The production values reflect necessity rather than choice—this is bedroom recording born of physical limitation rather than aesthetic preference. Yet this constraint becomes strength. The lo-fi intimacy forces attention onto Gill's lyrics, which navigate the peculiar geography of recovery with unflinching precision. He writes about children who no longer recognize their father's reconstructed face, about double vision and dizziness that prevent driving, about the strange prison of safety that agoraphobia constructs.
Musically, the album resists easy categorization. These aren't polished pop confections or carefully constructed indie anthems. Instead, Gill has created something more akin to folk music's original function—community storytelling, the sharing of experience across the divide of individual suffering.
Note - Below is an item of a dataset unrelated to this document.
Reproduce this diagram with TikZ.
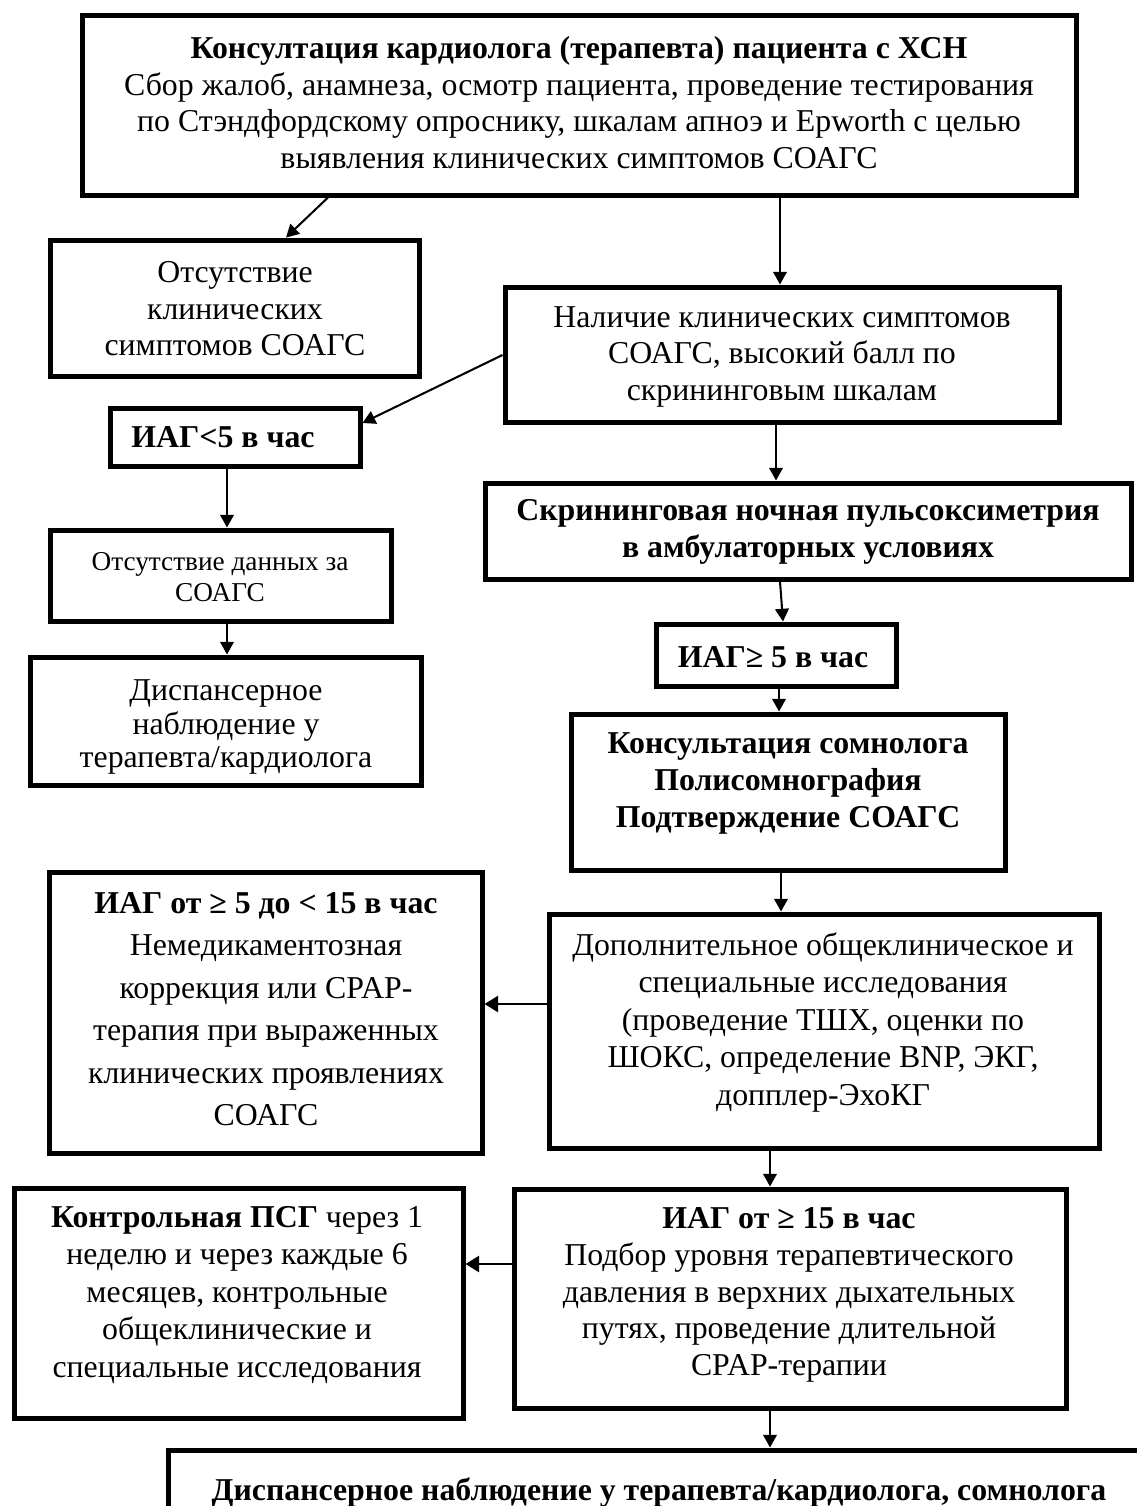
\documentclass[tikz,border=0pt]{standalone}
\usepackage{fontspec}
\setmainfont{Liberation Serif}
\usetikzlibrary{arrows.meta,fit}
\tikzset{
  box/.style={draw, line width=2.2pt, inner sep=0pt},
  txt/.style={align=center, inner sep=0pt, font=\fontsize{14}{16.06}\selectfont},
  arr/.style={line width=0.9pt, -{Triangle[length=5.6pt,width=6pt]}},
  arrb/.style={line width=1.3pt, -{Triangle[length=6pt,width=7pt]}}
}
\begin{document}
\begin{tikzpicture}[x=0.44pt,y=-0.44pt]
\useasboundingbox (0,0) rectangle (1137,1506);
\clip (0,0) rectangle (1137,1506);
\fill[white] (0,0) rectangle (1137,1506);

% boxes
\node[box, fit={(82,15) (1076,195)}] (top) {};
\node[box, fit={(50,240) (419,376)}] (otsut) {};
\node[box, fit={(505,287) (1059,422)}] (nal) {};
\node[box, fit={(110,408) (360,466)}] (iag5) {};
\node[box, fit={(50,530) (391,621)}] (otd) {};
\node[box, fit={(30,657) (421,785)}] (disp) {};
\node[box, fit={(485,483) (1131,579)}] (scr) {};
\node[box, fit={(656,624) (896,686)}] (iagge5) {};
\node[box, fit={(571,714) (1005,870)}] (som) {};
\node[box, fit={(49,872) (482,1153)}] (iag515) {};
\node[box, fit={(549,914) (1099,1148)}] (dop) {};
\node[box, fit={(14,1188) (463,1418)}] (kontr) {};
\node[box, fit={(514,1189) (1066,1408)}] (iag15) {};
\node[box, fit={(168,1450) (1170,1540)}] (fin) {};

% texts
\node[txt] (t-top) at (579,102.5) {\textbf{Консултация кардиолога (терапевта) пациента с ХСН}\\
Сбор жалоб, анамнеза, осмотр пациента, проведение тестирования\\
по Стэндфордскому опроснику, шкалам апноэ и Epworth с целью\\
выявления клинических симптомов СОАГС};
\node[txt] (t-otsut) at (235,309) {Отсутствие\\клинических\\симптомов СОАГС};
\node[txt] (t-nal) at (782,356.5) {Наличие клинических симптомов\\СОАГС, высокий балл по\\скрининговым шкалам};
\node[txt, font=\fontsize{14}{16.06}\selectfont\bfseries] (t-iag5) at (223,437) {ИАГ<5 в час};
\node[txt, font=\fontsize{12}{13.6}\selectfont] (t-otd) at (220,577.5) {Отсутствие данных за\\СОАГС};
\node[txt, font=\fontsize{14}{14.8}\selectfont] (t-disp) at (226,727) {Диспансерное\\наблюдение у\\терапевта/кардиолога};
\node[txt, font=\fontsize{14}{16.3}\selectfont\bfseries] (t-scr) at (808,531.5) {Скрининговая ночная пульсоксиметрия\\в амбулаторных условиях};
\node[txt, font=\fontsize{14}{16.06}\selectfont\bfseries] (t-iagge5) at (773,657) {ИАГ≥ 5 в час};
\node[txt, font=\fontsize{14}{16.1}\selectfont\bfseries] (t-som) at (788,783.5) {Консультация сомнолога\\Полисомнография\\Подтверждение СОАГС};
\node[txt, font=\fontsize{14}{18.7}\selectfont] (t-iag515) at (266,1009) {\textbf{ИАГ от ≥ 5 до < 15 в час}\\Немедикаментозная\\коррекция или CPAP-\\терапия при выраженных\\клинических проявлениях\\СОАГС};
\node[txt, font=\fontsize{14}{16.5}\selectfont] (t-dop) at (823,1022) {Дополнительное общеклиническое и\\специальные исследования\\(проведение ТШХ, оценки по\\ШОКС, определение BNP, ЭКГ,\\допплер-ЭхоКГ};
\node[txt, font=\fontsize{14}{16.5}\selectfont] (t-kontr) at (237,1295) {\textbf{Контрольная ПСГ} через 1\\неделю и через каждые 6\\месяцев, контрольные\\общеклинические и\\специальные исследования};
\node[txt, font=\fontsize{14}{16.1}\selectfont] (t-iag15) at (789,1295) {\textbf{ИАГ от ≥ 15 в час}\\Подбор уровня терапевтического\\давления в верхних дыхательных\\путях, проведение длительной\\CPAP-терапии};
\node[txt, font=\fontsize{14}{16.06}\selectfont\bfseries] (t-fin) at (659,1493) {Диспансерное наблюдение у терапевта/кардиолога, сомнолога};

% helper coordinates
\coordinate (c328) at (328,0);
\coordinate (c286) at (286,0);
\coordinate (c780) at (780,0);
\coordinate (c783) at (783,0);
\coordinate (c776) at (776,0);
\coordinate (c779) at (779,0);
\coordinate (c781) at (781,0);
\coordinate (c227) at (227,0);
\coordinate (c770) at (770,0);
\coordinate (r355) at (0,355);
\coordinate (r423) at (0,423);
\coordinate (r1004) at (0,1004);
\coordinate (r1264) at (0,1264);

% connectors
\draw[arr] (top.south -| c328) -- (otsut.north -| c286);
\draw[arr] (top.south -| c780) -- (nal.north -| c780);
\draw[arr] (nal.west |- r355) -- (iag5.east |- r423);
\draw[arr] (iag5.south -| c227) -- (otd.north -| c227);
\draw[arr] (otd.south -| c227) -- (disp.north -| c227);
\draw[arr] (nal.south -| c776) -- (scr.north -| c776);
\draw[arr] (scr.south -| c780) -- (iagge5.north -| c783);
\draw[arr] (iagge5.south -| c779) -- (som.north -| c779);
\draw[arr] (som.south -| c781) -- (dop.north -| c781);
\draw[arrb] (dop.west |- r1004) -- (iag515.east |- r1004);
\draw[arr] (dop.south -| c770) -- (iag15.north -| c770);
\draw[arrb] (iag15.west |- r1264) -- (kontr.east |- r1264);
\draw[arr] (iag15.south -| c770) -- (fin.north -| c770);
\end{tikzpicture}
\end{document}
His melodies carry the weight of lived experience, unadorned and direct.
The album's emotional range surprises. While trauma forms its foundation, Gill finds room for wit, even self-deprecation. His inclusion of an Einstein quote about the difference between stupidity and genius—acknowledging his own mistakes while deflecting any grandiose claims—captures the album's essential humility. This isn't a rock star's redemption narrative but something more modest and, paradoxically, more powerful.
Sixteen years in the making, "The Agoraphobia Files" bears the marks of its extended gestation. Some tracks feel more complete than others, and the album occasionally threatens to disappear into its own introspection. But these imperfections feel deliberate, or at least honest. Gill isn't presenting a polished product but a document of survival, complete with rough edges and unresolved tensions.
The album's ultimate achievement lies not in its musical sophistication—though Gill's years of self-taught songcraft show clear development—but in its emotional authenticity. In a musical landscape often criticized for manufactured emotion and calculated vulnerability, "The Agoraphobia Files" offers something increasingly rare: the real thing, unfiltered and unashamed.
Gill's goal isn't stardom but connection, and on that measure, the album delivers. These songs create space for difficult conversations about trauma, isolation, and the long, unglamorous work of rebuilding a life. They offer no easy answers but something perhaps more valuable: the reminder that survival itself can be a form of art.